Kavli Trust takes user involvement one step further than most funders by involving patients, relatives and health professionals in the work of finding evidence gaps. In addition, at least two user representatives must be involved in the research project itself.
“Kavli Trust will make sure that our research funds go to useful health research. To achieve this, we must involve those who will benefit from it as well as the experts,” says General Manager of Kavli Trust, Inger Elise Iversen.
THE TEAM: General Manager of Kavli Trust, Inger Elise Iversen, Senior Adviser Ida Charlotte Svege and Programme Manager Jan-Ole Hesselberg of the Kavli Trust Programme on Health Research. (Photo: Anne Elisabeth Næss / Kavli Trust)
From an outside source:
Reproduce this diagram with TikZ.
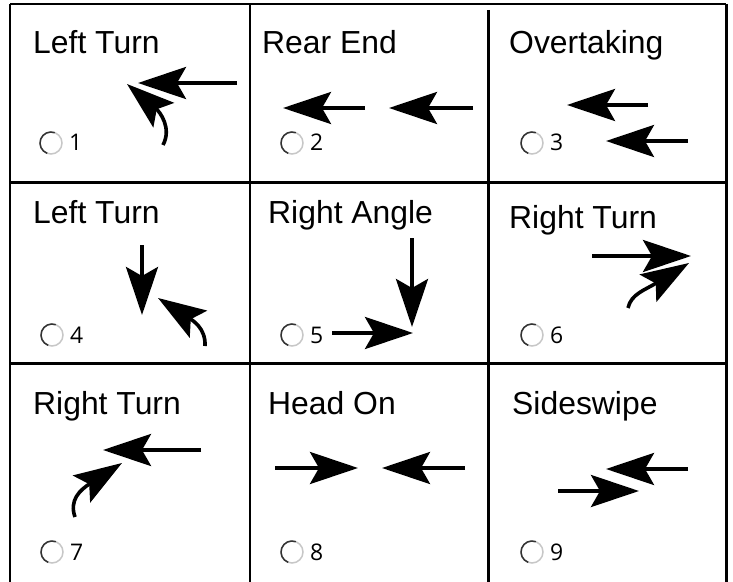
\documentclass[tikz,border=0pt]{standalone}
\usepackage{fontspec}
\setmainfont{Liberation Sans}
\newfontfamily\digitfont{Open Sans}
\usetikzlibrary{arrows.meta}
\begin{document}
\begin{tikzpicture}[x=1bp,y=-1bp,
  title/.style={anchor=base west, inner sep=0pt, font=\fontsize{32}{38}\selectfont},
  num/.style={anchor=base west, inner sep=0pt, font=\digitfont\fontsize{23}{26}\selectfont},
  radio/.style={circle, minimum size=22bp, inner sep=0pt, outer sep=0pt, draw=black!22, line width=1.5bp},
  thingrid/.style={line width=2bp},
  thickgrid/.style={line width=3bp},
  car/.style={line width=4bp, -{Stealth[length=48bp,width=32bp,inset=9bp]}},
  turncar/.style={line width=3.6bp, -{Stealth[length=48bp,width=32bp,inset=9bp]}},
]
\useasboundingbox (0,0) rectangle (733,582);
% grid
\draw[thingrid] (10,4) -- (726,4);
\draw[thingrid] (10,4) -- (10,582);
\draw[thickgrid] (726,4) -- (726,582);
\draw[line width=2.5bp] (250,4) -- (250,582);
\draw[thickgrid] (488,10) -- (488,582);
\draw[thickgrid] (10,183) -- (726,183);
\draw[thickgrid] (10,363) -- (726,363);
% titles
\node[title] (t1) at (33,54) {Left Turn};
\node[title] (t2) at (262,54) {Rear End};
\node[title] (t3) at (509,54) {Overtaking};
\node[title] (t4) at (33,223) {Left Turn};
\node[title] (t5) at (268,223) {Right Angle};
\node[title] (t6) at (509,228) {Right Turn};
\node[title] (t7) at (33,414) {Right Turn};
\node[title] (t8) at (268,414) {Head On};
\node[title] (t9) at (512,414) {Sideswipe};
% radio buttons and numbers
\foreach \i/\x/\y in {1/51/143, 2/292/143, 3/532/143, 4/52/335, 5/292/335, 6/532/335, 7/52/552, 8/292/552, 9/532/552} {
  \node[radio] (r\i) at (\x,\y) {};
  \draw[black!80, line width=1.5bp] (r\i.70) arc[start angle=70, end angle=250, radius=11bp];
  \node[num] (n\i) at (\x+18,\y+8) {\i};
}
% cell 1
\coordinate (a1s) at (237,83); \coordinate (a1e) at (138,83);
\draw[car] (a1s) -- (a1e);
\coordinate (b1s) at (163,145); \coordinate (b1e) at (127,84);
\draw[turncar] (b1s) .. controls (172,128) and (160,112) .. (b1e);
% cell 2
\coordinate (a2s) at (365,108); \coordinate (a2e) at (283,108);
\draw[car] (a2s) -- (a2e);
\coordinate (b2s) at (473,108); \coordinate (b2e) at (389,108);
\draw[car] (b2s) -- (b2e);
% cell 3
\coordinate (a3s) at (648,105); \coordinate (a3e) at (567,105);
\draw[car] (a3s) -- (a3e);
\coordinate (b3s) at (688,141); \coordinate (b3e) at (606,141);
\draw[car] (b3s) -- (b3e);
% cell 4
\coordinate (a4s) at (142,245); \coordinate (a4e) at (142,315);
\draw[car] (a4s) -- (a4e);
\coordinate (b4s) at (205,346); \coordinate (b4e) at (158,298);
\draw[turncar] (b4s) .. controls (206,328) and (192,320) .. (b4e);
% cell 5
\coordinate (a5s) at (412,238); \coordinate (a5e) at (412,327);
\draw[car] (a5s) -- (a5e);
\coordinate (b5s) at (332,333); \coordinate (b5e) at (413,333);
\draw[car] (b5s) -- (b5e);
% cell 6
\coordinate (a6s) at (592,256); \coordinate (a6e) at (691,256);
\draw[car] (a6s) -- (a6e);
\coordinate (b6s) at (628,308); \coordinate (b6e) at (689,263);
\draw[turncar] (b6s) .. controls (631,294) and (645,290) .. (b6e);
% cell 7
\coordinate (a7s) at (201,450); \coordinate (a7e) at (103,450);
\draw[car] (a7s) -- (a7e);
\coordinate (b7s) at (75,517); \coordinate (b7e) at (122,463);
\draw[turncar] (b7s) .. controls (69,500) and (80,490) .. (b7e);
% cell 8
\coordinate (a8s) at (275,468); \coordinate (a8e) at (358,468);
\draw[car] (a8s) -- (a8e);
\coordinate (b8s) at (465,468); \coordinate (b8e) at (382,468);
\draw[car] (b8s) -- (b8e);
% cell 9
\coordinate (a9s) at (688,469); \coordinate (a9e) at (606,469);
\draw[car] (a9s) -- (a9e);
\coordinate (b9s) at (558,491); \coordinate (b9e) at (639,491);
\draw[car] (b9s) -- (b9e);
\end{tikzpicture}
\end{document}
A separate, international scientific committee screens the applications that are submitted.
“We started at the top of the list of the world’s most prominent experts, and did not get far down the list until we had recruited the number we needed,” Hesselberg says. He adds that the interest in joining the committee was greater than they thought.
“The competence is sky high and they screen the applications very thoroughly,” says Svege.
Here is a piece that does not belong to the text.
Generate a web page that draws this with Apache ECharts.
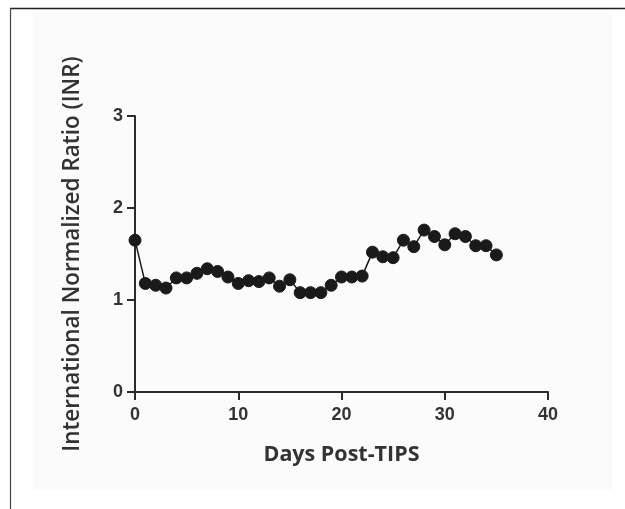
<!DOCTYPE html>
<html>
<head>
<meta charset="utf-8">
<script src="https://cdn.jsdelivr.net/npm/echarts@6/dist/echarts.min.js"></script>
<style>
  html, body { margin: 0; padding: 0; background: #fff; }
  #chart { width: 625px; height: 509px; }
</style>
</head>
<body>
<div id="chart"></div>
<script>
// days after TIPS procedure and INR readings
var days = [0, 1, 2, 3, 4, 5, 6, 7, 8, 9, 10, 11, 12, 13, 14, 15, 16, 17,
            18, 19, 20, 21, 22, 23, 24, 25, 26, 27, 28, 29, 30, 31, 32, 33, 34, 35];
var inr = [1.65, 1.18, 1.16, 1.13, 1.24, 1.24, 1.29, 1.34, 1.31, 1.25, 1.18, 1.21,
           1.20, 1.24, 1.15, 1.22, 1.08, 1.08, 1.08, 1.16, 1.25, 1.25, 1.26, 1.52,
           1.47, 1.46, 1.65, 1.58, 1.76, 1.69, 1.60, 1.72, 1.69, 1.59, 1.59, 1.49];
var xTicks = [0, 10, 20, 30, 40];
var yTicks = [0, 1, 2, 3];

var points = days.map(function (d, i) { return [d, inr[i]]; });

var chart = echarts.init(document.getElementById('chart'), null, {renderer: 'canvas'});

var axisColor = '#2b2b2b';
var labelFont = {
    color: '#333',
    fontFamily: 'Liberation Sans',
    fontWeight: 'bold',
    fontSize: 18
};

chart.setOption({
    backgroundColor: '#fff',
    animation: false,
    graphic: [
        // light panel behind the plot
        {type: 'rect', z: -10, shape: {x: 33, y: 12, width: 579, height: 478},
         style: {fill: '#fbfbfb'}},
        // figure frame (top + left edges only)
        {type: 'line', shape: {x1: 10, y1: 8.5, x2: 625, y2: 8.5},
         style: {stroke: '#222', lineWidth: 1.5}},
        {type: 'line', shape: {x1: 10.5, y1: 8, x2: 10.5, y2: 509},
         style: {stroke: '#444', lineWidth: 1.2}}
    ],
    grid: {left: 135, right: 77, top: 116, bottom: 117},
    xAxis: {
        type: 'value',
        min: 0, max: 40, interval: 10,
        name: 'Days Post-TIPS',
        nameLocation: 'middle',
        nameGap: 52,
        nameTextStyle: {
            color: '#333', fontFamily: 'Open Sans', fontWeight: 'bold', fontSize: 21.5
        },
        axisLine: {onZero: false, lineStyle: {color: axisColor, width: 2}},
        axisTick: {show: true, length: 8, lineStyle: {color: axisColor, width: 2}},
        axisLabel: Object.assign({margin: 14, formatter: function (v) {
            return xTicks.indexOf(v) >= 0 ? v : '';
        }}, labelFont),
        splitLine: {show: false}
    },
    yAxis: {
        type: 'value',
        min: 0, max: 3, interval: 1,
        name: 'International Normalized Ratio (INR)',
        nameLocation: 'middle',
        nameGap: 51,
        nameTextStyle: {
            color: '#333', fontFamily: 'Open Sans', fontWeight: 600, fontSize: 22.5
        },
        axisLine: {show: true, onZero: false, lineStyle: {color: axisColor, width: 2}},
        axisTick: {show: true, length: 8, lineStyle: {color: axisColor, width: 2}},
        axisLabel: Object.assign({margin: 12, formatter: function (v) {
            return yTicks.indexOf(v) >= 0 ? v : '';
        }}, labelFont),
        splitLine: {show: false}
    },
    series: [{
        type: 'line',
        data: points,
        symbol: 'circle',
        symbolSize: 12,
        lineStyle: {color: '#1a1a1a', width: 1.5},
        itemStyle: {color: '#1a1a1a', borderColor: '#1a1a1a'},
        clip: false
    }]
});
</script>
</body>
</html>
“We have mostly received positive feedback on the method, but some believe that our strict guidelines disrupt research integrity. Academic freedom is an important issue, one that we believe our work does not impact on,” she stresses.
Publication bias, i.e. when the result of a study influences the decision to publish it, is one of several reasons why research is often wasted.
“‘Exciting’ findings or findings that support the researcher’s hypothesis are often published to a greater extent, which gives a skewed picture,” Svege says. Therefore, Kavli Trust requires that the research projects’ hypotheses, designs and methods must be preregistered in open registers.
“That this is registered in advance, is essential. The reader of an article can check for themselves that the researchers did what they said they would do,” Hesselberg explains.
“Unrestricted open access to the published output is another requirement, so that anyone can access the results, not just those who have subscriptions to expensive journals. This is an important demand and a general trend in the research community,” says Svege.
“The evidence gaps that have been identified require ambitious and solid projects at the highest methodological level. So far, prominent research environments have applied and been allocated funds for the programme,” she continues.
Together, all stages of the call for proposals help to ensure that the funds eventually go to research that will make a difference.
“In some ways, our method is a bit exclusive. However, it does ensure high quality,” Hesselberg adds.
He praises the Board of Kavli Trust, which to a greater extent than most donors has relinquished power over which projects the foundation will support.
“Of course, they have the formal power to interfere. But they have adopted a process that distributes power to patients, healthcare professionals and researchers, and they keep their fingers off the plate. This is rare and helps to raise the quality,” Hesselberg states.